TASK TO CARRY OUT:
Give back exactly the lines from the one with "Generate a Python" through the one with "plt.rcParams['font.family'] = ['Liberation", inclusive, without the images.

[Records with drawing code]
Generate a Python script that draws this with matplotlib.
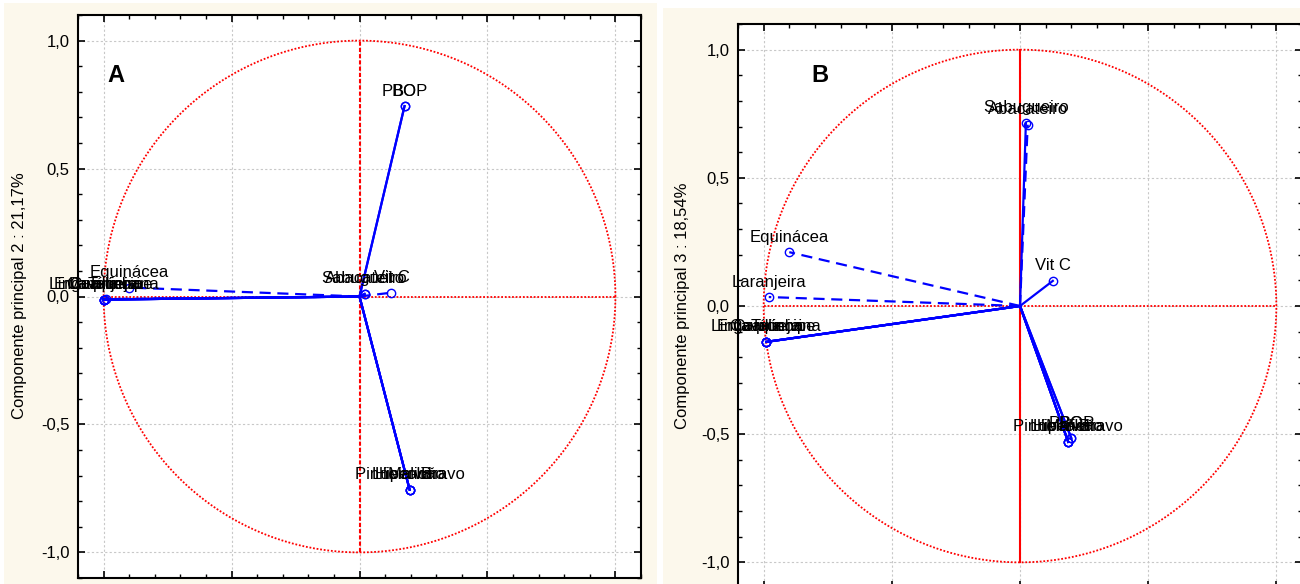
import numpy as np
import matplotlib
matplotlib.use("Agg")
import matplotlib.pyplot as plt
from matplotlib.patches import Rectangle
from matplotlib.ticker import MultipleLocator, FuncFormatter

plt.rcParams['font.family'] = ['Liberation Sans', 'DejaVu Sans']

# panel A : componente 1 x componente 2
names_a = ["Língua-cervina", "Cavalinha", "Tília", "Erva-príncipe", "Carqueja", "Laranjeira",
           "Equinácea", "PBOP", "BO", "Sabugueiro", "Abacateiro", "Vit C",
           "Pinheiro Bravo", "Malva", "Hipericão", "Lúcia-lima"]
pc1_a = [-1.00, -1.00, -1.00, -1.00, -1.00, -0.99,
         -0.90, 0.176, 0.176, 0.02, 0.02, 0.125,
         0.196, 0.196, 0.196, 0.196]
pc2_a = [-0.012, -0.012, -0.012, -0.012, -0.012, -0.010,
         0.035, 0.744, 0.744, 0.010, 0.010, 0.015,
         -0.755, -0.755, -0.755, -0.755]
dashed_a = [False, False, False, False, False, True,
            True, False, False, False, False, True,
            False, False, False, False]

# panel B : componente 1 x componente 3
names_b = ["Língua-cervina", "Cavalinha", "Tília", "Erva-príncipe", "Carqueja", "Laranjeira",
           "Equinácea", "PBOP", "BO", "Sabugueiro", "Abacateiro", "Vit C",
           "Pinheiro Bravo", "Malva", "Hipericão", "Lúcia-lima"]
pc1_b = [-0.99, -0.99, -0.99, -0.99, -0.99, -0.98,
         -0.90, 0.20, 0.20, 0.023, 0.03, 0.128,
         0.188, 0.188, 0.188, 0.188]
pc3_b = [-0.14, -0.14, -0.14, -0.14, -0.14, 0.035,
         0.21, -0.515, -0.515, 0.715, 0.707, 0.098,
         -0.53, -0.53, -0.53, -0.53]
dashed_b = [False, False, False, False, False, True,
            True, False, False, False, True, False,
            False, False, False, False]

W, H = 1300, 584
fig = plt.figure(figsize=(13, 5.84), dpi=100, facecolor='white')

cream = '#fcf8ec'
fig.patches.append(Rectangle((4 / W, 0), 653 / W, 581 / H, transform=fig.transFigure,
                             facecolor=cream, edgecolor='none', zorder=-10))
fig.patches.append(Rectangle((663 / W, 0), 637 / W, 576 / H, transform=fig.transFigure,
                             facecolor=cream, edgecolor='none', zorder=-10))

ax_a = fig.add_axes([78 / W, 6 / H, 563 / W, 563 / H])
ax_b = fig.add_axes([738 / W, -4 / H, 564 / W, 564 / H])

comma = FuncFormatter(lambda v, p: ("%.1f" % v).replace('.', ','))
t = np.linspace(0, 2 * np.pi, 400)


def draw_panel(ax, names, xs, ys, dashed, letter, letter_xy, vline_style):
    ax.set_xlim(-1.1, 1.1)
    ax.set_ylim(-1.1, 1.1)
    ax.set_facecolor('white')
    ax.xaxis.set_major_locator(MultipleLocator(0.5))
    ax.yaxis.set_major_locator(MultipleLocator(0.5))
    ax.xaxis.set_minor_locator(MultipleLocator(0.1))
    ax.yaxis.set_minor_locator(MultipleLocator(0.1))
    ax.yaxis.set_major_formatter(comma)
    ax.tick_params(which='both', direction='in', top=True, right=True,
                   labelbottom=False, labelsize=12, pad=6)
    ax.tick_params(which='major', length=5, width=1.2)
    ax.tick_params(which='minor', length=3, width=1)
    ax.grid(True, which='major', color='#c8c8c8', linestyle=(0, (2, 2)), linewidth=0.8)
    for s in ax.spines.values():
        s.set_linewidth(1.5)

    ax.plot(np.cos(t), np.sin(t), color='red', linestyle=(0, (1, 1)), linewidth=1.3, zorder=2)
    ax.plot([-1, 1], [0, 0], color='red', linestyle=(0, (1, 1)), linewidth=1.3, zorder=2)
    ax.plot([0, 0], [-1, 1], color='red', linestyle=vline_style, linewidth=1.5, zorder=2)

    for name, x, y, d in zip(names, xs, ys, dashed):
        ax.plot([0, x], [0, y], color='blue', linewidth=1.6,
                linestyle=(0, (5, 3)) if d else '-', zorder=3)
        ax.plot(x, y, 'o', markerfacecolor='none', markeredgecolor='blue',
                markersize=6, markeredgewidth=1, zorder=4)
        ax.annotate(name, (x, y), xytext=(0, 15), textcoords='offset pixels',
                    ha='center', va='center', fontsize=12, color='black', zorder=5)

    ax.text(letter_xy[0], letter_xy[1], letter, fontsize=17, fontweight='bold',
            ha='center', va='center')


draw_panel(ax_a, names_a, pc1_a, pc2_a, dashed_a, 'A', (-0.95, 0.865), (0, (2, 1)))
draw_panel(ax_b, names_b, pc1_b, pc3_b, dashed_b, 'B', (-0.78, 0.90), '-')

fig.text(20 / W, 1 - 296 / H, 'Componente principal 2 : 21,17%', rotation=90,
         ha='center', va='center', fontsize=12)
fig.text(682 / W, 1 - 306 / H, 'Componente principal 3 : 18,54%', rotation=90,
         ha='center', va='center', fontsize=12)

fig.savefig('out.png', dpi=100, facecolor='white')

* * *

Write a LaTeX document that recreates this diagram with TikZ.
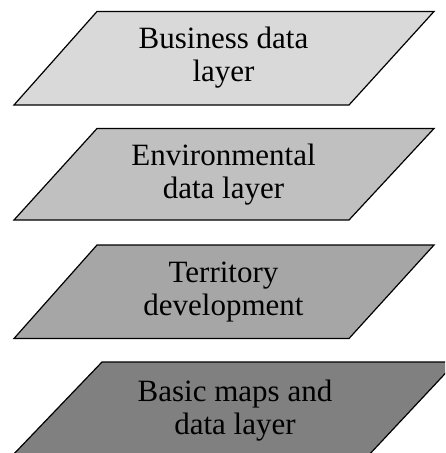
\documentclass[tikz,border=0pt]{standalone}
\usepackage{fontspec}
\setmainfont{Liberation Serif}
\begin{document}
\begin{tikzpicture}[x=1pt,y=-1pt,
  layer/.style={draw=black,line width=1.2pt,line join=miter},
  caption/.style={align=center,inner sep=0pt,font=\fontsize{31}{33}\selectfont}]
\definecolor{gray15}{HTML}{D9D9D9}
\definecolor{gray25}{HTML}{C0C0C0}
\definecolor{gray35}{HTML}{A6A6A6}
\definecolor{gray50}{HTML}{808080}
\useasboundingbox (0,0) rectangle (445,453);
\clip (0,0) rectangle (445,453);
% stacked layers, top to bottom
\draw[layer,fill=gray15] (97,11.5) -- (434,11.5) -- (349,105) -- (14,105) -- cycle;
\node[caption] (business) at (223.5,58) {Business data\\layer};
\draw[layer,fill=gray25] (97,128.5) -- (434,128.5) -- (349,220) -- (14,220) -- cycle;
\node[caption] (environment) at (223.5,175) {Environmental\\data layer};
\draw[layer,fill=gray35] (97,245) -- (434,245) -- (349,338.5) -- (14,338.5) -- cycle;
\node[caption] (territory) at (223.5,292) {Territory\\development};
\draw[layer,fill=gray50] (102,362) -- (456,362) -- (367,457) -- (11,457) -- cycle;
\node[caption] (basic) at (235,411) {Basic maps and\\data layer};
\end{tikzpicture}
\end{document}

SOLVED PROBLEM:
Generate a Python script that draws this with matplotlib.
import numpy as np
import matplotlib
matplotlib.use("Agg")
import matplotlib.pyplot as plt
from matplotlib.patches import Rectangle
from matplotlib.ticker import MultipleLocator, FuncFormatter

plt.rcParams['font.family'] = ['Liberation Sans', 'DejaVu Sans']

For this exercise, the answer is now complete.